**What you have to do:**
Write out each line exactly as given. Leave the pictures out of your copy.

=-=-=

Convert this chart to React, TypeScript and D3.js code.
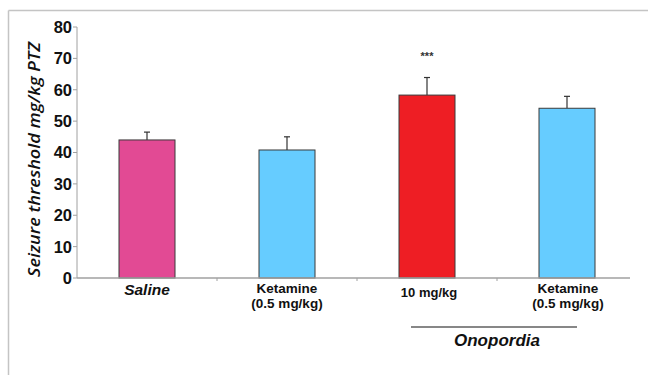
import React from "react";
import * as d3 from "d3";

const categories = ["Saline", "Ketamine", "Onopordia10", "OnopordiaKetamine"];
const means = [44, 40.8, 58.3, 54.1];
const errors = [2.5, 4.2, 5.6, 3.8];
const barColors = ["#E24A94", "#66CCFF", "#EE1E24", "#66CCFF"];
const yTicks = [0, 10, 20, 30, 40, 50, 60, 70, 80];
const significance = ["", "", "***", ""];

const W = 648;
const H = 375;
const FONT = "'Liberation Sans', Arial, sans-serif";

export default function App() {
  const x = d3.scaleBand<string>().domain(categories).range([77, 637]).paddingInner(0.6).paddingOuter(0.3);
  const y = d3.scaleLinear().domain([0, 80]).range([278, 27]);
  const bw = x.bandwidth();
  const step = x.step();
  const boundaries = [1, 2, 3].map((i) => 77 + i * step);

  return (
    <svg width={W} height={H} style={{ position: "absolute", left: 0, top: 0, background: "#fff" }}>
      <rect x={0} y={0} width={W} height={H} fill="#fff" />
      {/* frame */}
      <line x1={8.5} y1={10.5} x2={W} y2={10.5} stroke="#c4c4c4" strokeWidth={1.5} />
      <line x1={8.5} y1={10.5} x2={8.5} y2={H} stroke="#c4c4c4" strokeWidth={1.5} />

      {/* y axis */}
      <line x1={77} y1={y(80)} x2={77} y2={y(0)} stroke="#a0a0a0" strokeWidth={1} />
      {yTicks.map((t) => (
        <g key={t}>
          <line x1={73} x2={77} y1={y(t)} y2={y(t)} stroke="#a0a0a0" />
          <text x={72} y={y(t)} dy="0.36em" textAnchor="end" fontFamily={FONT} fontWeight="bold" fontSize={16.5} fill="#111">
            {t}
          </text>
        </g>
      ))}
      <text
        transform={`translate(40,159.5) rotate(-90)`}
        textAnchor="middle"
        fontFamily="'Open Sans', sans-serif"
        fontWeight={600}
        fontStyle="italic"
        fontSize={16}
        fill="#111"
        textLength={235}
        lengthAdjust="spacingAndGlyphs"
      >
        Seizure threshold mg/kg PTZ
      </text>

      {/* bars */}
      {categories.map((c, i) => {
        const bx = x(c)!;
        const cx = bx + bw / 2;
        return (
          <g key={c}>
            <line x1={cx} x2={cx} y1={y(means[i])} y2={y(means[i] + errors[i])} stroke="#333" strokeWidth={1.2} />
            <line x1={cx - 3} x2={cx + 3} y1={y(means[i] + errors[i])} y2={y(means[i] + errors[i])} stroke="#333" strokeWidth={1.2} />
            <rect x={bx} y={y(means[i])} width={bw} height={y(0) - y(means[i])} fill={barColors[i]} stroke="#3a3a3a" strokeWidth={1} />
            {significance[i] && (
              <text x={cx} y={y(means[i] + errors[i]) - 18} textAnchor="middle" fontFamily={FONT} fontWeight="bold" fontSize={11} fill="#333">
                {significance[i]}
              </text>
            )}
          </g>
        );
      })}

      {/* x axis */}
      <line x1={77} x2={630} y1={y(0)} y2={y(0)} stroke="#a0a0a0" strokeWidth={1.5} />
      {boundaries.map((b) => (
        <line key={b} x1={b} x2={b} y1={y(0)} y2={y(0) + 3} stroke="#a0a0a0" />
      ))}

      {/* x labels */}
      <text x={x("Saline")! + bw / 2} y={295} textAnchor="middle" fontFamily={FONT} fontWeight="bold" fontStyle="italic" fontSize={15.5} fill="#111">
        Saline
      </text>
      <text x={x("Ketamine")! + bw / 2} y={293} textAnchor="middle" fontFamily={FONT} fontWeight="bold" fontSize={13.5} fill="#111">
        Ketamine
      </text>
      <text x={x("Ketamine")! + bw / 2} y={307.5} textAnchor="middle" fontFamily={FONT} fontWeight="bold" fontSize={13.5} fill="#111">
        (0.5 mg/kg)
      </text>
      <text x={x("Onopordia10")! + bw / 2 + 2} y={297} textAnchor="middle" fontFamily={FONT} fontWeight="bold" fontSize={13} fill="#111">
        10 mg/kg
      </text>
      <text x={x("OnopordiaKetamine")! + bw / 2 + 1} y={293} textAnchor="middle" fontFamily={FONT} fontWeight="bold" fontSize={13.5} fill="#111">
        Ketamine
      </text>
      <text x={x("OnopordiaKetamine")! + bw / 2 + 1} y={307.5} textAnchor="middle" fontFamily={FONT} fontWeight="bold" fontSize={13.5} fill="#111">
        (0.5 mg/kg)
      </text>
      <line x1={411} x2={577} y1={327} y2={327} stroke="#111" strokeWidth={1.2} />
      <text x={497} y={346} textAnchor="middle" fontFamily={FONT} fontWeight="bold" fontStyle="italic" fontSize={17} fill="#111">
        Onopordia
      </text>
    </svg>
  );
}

=-=-=

**Solution to this problem:**
Convert this chart to React, TypeScript and D3.js code.
import React from "react";
import * as d3 from "d3";

const categories = ["Saline", "Ketamine", "Onopordia10", "OnopordiaKetamine"];
const means = [44, 40.8, 58.3, 54.1];
const errors = [2.5, 4.2, 5.6, 3.8];
const barColors = ["#E24A94", "#66CCFF", "#EE1E24", "#66CCFF"];
const yTicks = [0, 10, 20, 30, 40, 50, 60, 70, 80];
const significance = ["", "", "***", ""];

const W = 648;
const H = 375;
const FONT = "'Liberation Sans', Arial, sans-serif";

export default function App() {
  const x = d3.scaleBand<string>().domain(categories).range([77, 637]).paddingInner(0.6).paddingOuter(0.3);
  const y = d3.scaleLinear().domain([0, 80]).range([278, 27]);
  const bw = x.bandwidth();
  const step = x.step();
  const boundaries = [1, 2, 3].map((i) => 77 + i * step);

  return (
    <svg width={W} height={H} style={{ position: "absolute", left: 0, top: 0, background: "#fff" }}>
      <rect x={0} y={0} width={W} height={H} fill="#fff" />
      {/* frame */}
      <line x1={8.5} y1={10.5} x2={W} y2={10.5} stroke="#c4c4c4" strokeWidth={1.5} />
      <line x1={8.5} y1={10.5} x2={8.5} y2={H} stroke="#c4c4c4" strokeWidth={1.5} />

      {/* y axis */}
      <line x1={77} y1={y(80)} x2={77} y2={y(0)} stroke="#a0a0a0" strokeWidth={1} />
      {yTicks.map((t) => (
        <g key={t}>
          <line x1={73} x2={77} y1={y(t)} y2={y(t)} stroke="#a0a0a0" />
          <text x={72} y={y(t)} dy="0.36em" textAnchor="end" fontFamily={FONT} fontWeight="bold" fontSize={16.5} fill="#111">
            {t}
          </text>
        </g>
      ))}
      <text
        transform={`translate(40,159.5) rotate(-90)`}
        textAnchor="middle"
        fontFamily="'Open Sans', sans-serif"
        fontWeight={600}
        fontStyle="italic"
        fontSize={16}
        fill="#111"
        textLength={235}
        lengthAdjust="spacingAndGlyphs"
      >
        Seizure threshold mg/kg PTZ
      </text>

      {/* bars */}
      {categories.map((c, i) => {
        const bx = x(c)!;
        const cx = bx + bw / 2;
        return (
          <g key={c}>
            <line x1={cx} x2={cx} y1={y(means[i])} y2={y(means[i] + errors[i])} stroke="#333" strokeWidth={1.2} />
            <line x1={cx - 3} x2={cx + 3} y1={y(means[i] + errors[i])} y2={y(means[i] + errors[i])} stroke="#333" strokeWidth={1.2} />
            <rect x={bx} y={y(means[i])} width={bw} height={y(0) - y(means[i])} fill={barColors[i]} stroke="#3a3a3a" strokeWidth={1} />
            {significance[i] && (
              <text x={cx} y={y(means[i] + errors[i]) - 18} textAnchor="middle" fontFamily={FONT} fontWeight="bold" fontSize={11} fill="#333">
                {significance[i]}
              </text>
            )}
          </g>
        );
      })}

      {/* x axis */}
      <line x1={77} x2={630} y1={y(0)} y2={y(0)} stroke="#a0a0a0" strokeWidth={1.5} />
      {boundaries.map((b) => (
        <line key={b} x1={b} x2={b} y1={y(0)} y2={y(0) + 3} stroke="#a0a0a0" />
      ))}

      {/* x labels */}
      <text x={x("Saline")! + bw / 2} y={295} textAnchor="middle" fontFamily={FONT} fontWeight="bold" fontStyle="italic" fontSize={15.5} fill="#111">
        Saline
      </text>
      <text x={x("Ketamine")! + bw / 2} y={293} textAnchor="middle" fontFamily={FONT} fontWeight="bold" fontSize={13.5} fill="#111">
        Ketamine
      </text>
      <text x={x("Ketamine")! + bw / 2} y={307.5} textAnchor="middle" fontFamily={FONT} fontWeight="bold" fontSize={13.5} fill="#111">
        (0.5 mg/kg)
      </text>
      <text x={x("Onopordia10")! + bw / 2 + 2} y={297} textAnchor="middle" fontFamily={FONT} fontWeight="bold" fontSize={13} fill="#111">
        10 mg/kg
      </text>
      <text x={x("OnopordiaKetamine")! + bw / 2 + 1} y={293} textAnchor="middle" fontFamily={FONT} fontWeight="bold" fontSize={13.5} fill="#111">
        Ketamine
      </text>
      <text x={x("OnopordiaKetamine")! + bw / 2 + 1} y={307.5} textAnchor="middle" fontFamily={FONT} fontWeight="bold" fontSize={13.5} fill="#111">
        (0.5 mg/kg)
      </text>
      <line x1={411} x2={577} y1={327} y2={327} stroke="#111" strokeWidth={1.2} />
      <text x={497} y={346} textAnchor="middle" fontFamily={FONT} fontWeight="bold" fontStyle="italic" fontSize={17} fill="#111">
        Onopordia
      </text>
    </svg>
  );
}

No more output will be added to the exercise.